Unwrapping Heritage | London, UK | Unit 21 | 2022

m.petalidou.16@ucl.ac.uk


Unwrapping heritage proposes a thematic garden of unwrapped artefacts where one can experience their aura through architecture. The design is based on 3D scans of artefacts taken from the British Museum during the last months. The scanned models are cut, unwrapped and rewrapped to create new spatial forms that generate a landscape that reflects not only the qualities of the artefacts themselves but also the stories behind them.

The British Museum becomes an open thematic garden that can be accessed from all three surrounding streets through garden pathways. An Egyptian-inspired garden with an irrigation system and tomb-like underground galleries, a vivid Indian flower garden, a tea room, a long Greek exhibition gallery, a colossal Roman centre for digital fabrication and conservation, Benin pavilions for indoor and outdoor events and concerts, a hanging Babylonian Garden, an Assyrian auditorium, a lavender garden and an archive with servers that digitally conserve the 3D data of cultural heritage around the world. In an era where the digital is merging with the physical, the information behind cultural heritage is a starting point to create a modern pleasure garden of artefacts.

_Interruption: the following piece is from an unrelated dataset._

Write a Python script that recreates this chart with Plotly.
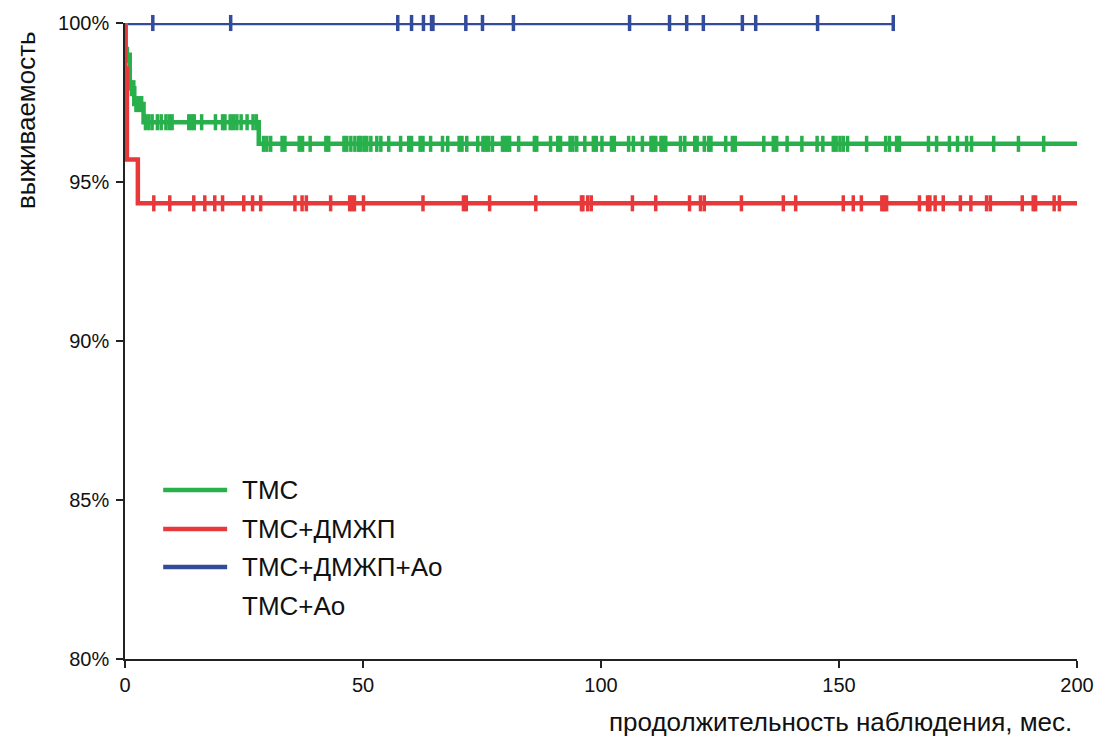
import numpy as np
import plotly.graph_objects as go

# ---- data (months, survival %) ----
tms_times = [0, 0.15, 1.0, 1.95, 3.9, 28.1, 200]
tms_surv = [100, 99.0, 97.95, 97.45, 96.88, 96.2, 96.2]
tms_cens = [0.5, 1.35, 1.85, 2.3, 2.9, 3.5,
            4.3, 5.0, 5.7, 6.8, 7.6, 8.6, 9.3, 9.9, 13.4, 14.0, 14.55, 16.1, 19.0,
            20.5, 21.0, 22.1, 22.8, 23.5, 24.4, 25.65, 26.9, 27.6,
            29.1, 29.8, 30.6, 33.0, 33.6, 36.6, 37.3, 38.9, 42.2, 42.8, 46.0, 46.6,
            47.45, 48.3, 49.1, 49.5, 50.2, 50.8, 51.65, 52.9, 53.75, 55.4, 57.9,
            59.6, 60.2, 62.0, 62.6, 64.2, 66.7, 67.8, 70.2, 70.8, 71.8, 74.1, 75.2,
            75.8, 76.4, 77.2, 79.3, 79.8, 80.3, 80.8, 82.7, 86.0, 86.5, 89.4, 90.9,
            91.5, 93.5, 94.1, 94.9, 96.6, 98.4, 99.0, 100.2, 102.2, 102.8, 105.8,
            106.8, 108.7, 110.5, 111.0, 111.5, 112.6, 113.1, 113.6, 116.7, 117.6,
            119.7, 120.2, 121.7, 122.6, 123.1, 126.2, 127.6, 128.2, 134.2, 136.2,
            136.9, 139.1, 142.2, 145.4, 146.6, 148.8, 149.4, 150.2, 150.9, 151.8,
            155.8, 159.8, 160.6, 162.1, 162.7, 168.8, 170.5, 173.2, 174.9, 176.8,
            177.85, 182.5, 187.7, 193.0]

vsd_times = [0, 0.05, 0.4, 2.7, 200]
vsd_surv = [100, 98.57, 95.71, 94.33, 94.33]
vsd_cens = [6.05, 9.41, 14.45, 16.76, 18.86, 20.5, 24.95, 26.8, 28.5, 35.7, 37.2,
            38.1, 43.2, 47.2, 47.7, 48.2, 50.1, 62.6, 71.1, 71.7, 76.6, 86.3, 95.9,
            96.2, 97.2, 97.95, 106.6, 111.5, 118.6, 120.9, 121.7, 129.5, 138.3,
            140.9, 150.9, 153.0, 154.7, 159.0, 159.5, 160.0, 166.9, 168.6, 169.1,
            170.2, 171.9, 175.5, 177.7, 181.0, 181.8, 188.5, 190.8, 191.3, 195.2,
            196.3]

ao_times = [0, 161.4]
ao_surv = [100, 100]
ao_cens = [5.84, 22.2, 57.3, 60.2, 62.7, 64.4, 64.7, 71.6, 75.1, 81.6, 106.0,
           114.4, 118.0, 121.5, 129.7, 132.5, 145.5, 161.4]

names = ["ТМС", "ТМС+ДМЖП", "ТМС+ДМЖП+Ао", "ТМС+Ао"]
colors = ["#27B04B", "#E8393A", "#334B9B", "rgba(0,0,0,0)"]

x_ticks = [0, 50, 100, 150, 200]
y_ticks = [80, 85, 90, 95, 100]
y_ticktext = ["80%", "85%", "90%", "95%", "100%"]

FONT = "Liberation Sans, Arial, sans-serif"


def step_lookup(times, surv, t):
    idx = np.searchsorted(np.array(times), np.array(t), side="right") - 1
    return list(np.array(surv)[idx])


fig = go.Figure()
series = [
    (ao_times, ao_surv, ao_cens, colors[2]),
    (tms_times, tms_surv, tms_cens, colors[0]),
    (vsd_times, vsd_surv, vsd_cens, colors[1]),
]
for times, surv, cens, col in series:
    fig.add_trace(go.Scatter(x=times, y=surv, mode="lines", line_shape="hv",
                             line=dict(color=col, width=4.5), showlegend=False,
                             cliponaxis=False, hoverinfo="skip"))
    fig.add_trace(go.Scatter(x=cens, y=step_lookup(times, surv, cens), mode="markers",
                             marker=dict(symbol="line-ns", size=11.5,
                                         line=dict(color=col, width=3.5)),
                             showlegend=False, cliponaxis=False))

# custom legend
row_y = [0.2657, 0.2044, 0.1447, 0.0833]
for name, col, yy in zip(names, colors, row_y):
    if col != "rgba(0,0,0,0)":
        fig.add_shape(type="line", xref="paper", yref="paper", x0=0.0401, x1=0.1073,
                      y0=yy, y1=yy, line=dict(color=col, width=4.5))
    fig.add_annotation(text=name, xref="paper", yref="paper", x=0.1213, y=yy,
                       xanchor="left", yanchor="middle", showarrow=False,
                       font=dict(family=FONT, size=26, color="#111"))

fig.add_annotation(text="выживаемость", xref="paper", yref="paper", x=-0.104, y=0.8475,
                   textangle=-90, xanchor="center", yanchor="middle", showarrow=False,
                   font=dict(family=FONT, size=26, color="#111"))
fig.add_annotation(text="продолжительность наблюдения, мес.", xref="paper", yref="paper",
                   x=1.0, xshift=-3, y=-0.099, xanchor="right", yanchor="middle",
                   showarrow=False, font=dict(family=FONT, size=26, color="#111"))

fig.update_layout(
    width=1102, height=741,
    margin=dict(l=124.5, r=25, t=23, b=82, autoexpand=False),
    paper_bgcolor="white", plot_bgcolor="white",
    font=dict(family=FONT, size=20, color="#111"),
    xaxis=dict(range=[0, 200], tickvals=x_ticks, showgrid=False, zeroline=False,
               showline=True, linecolor="#222", linewidth=1.5, ticks="outside",
               ticklen=7, tickwidth=1.5, tickcolor="#222",
               tickfont=dict(family=FONT, size=20, color="#111")),
    yaxis=dict(range=[80, 100], tickvals=y_ticks, ticktext=y_ticktext, showgrid=False,
               zeroline=False, showline=True, linecolor="#222", linewidth=1.5,
               ticks="outside", ticklen=7, tickwidth=1.5, tickcolor="#222",
               ticklabelstandoff=3,
               tickfont=dict(family=FONT, size=20, color="#111")),
)

fig.write_html("out.html")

Plan View of Garden of Artefacts

The new scheme is situated in the location of the British Museum and it is built out of the dismantled BM building material.

The Unwrapping Process of the Scanned Artefacts

40 of the most debatable and viewed artefacts of the BM are used as a design material through the process of unwrapping and rewrapping in order to create a new landscape

Egyptian Grid Garden and Gallery


Archive drawings

The archive safeguards the digital information behind all cultural heritage artefacts on 4 floors of data servers.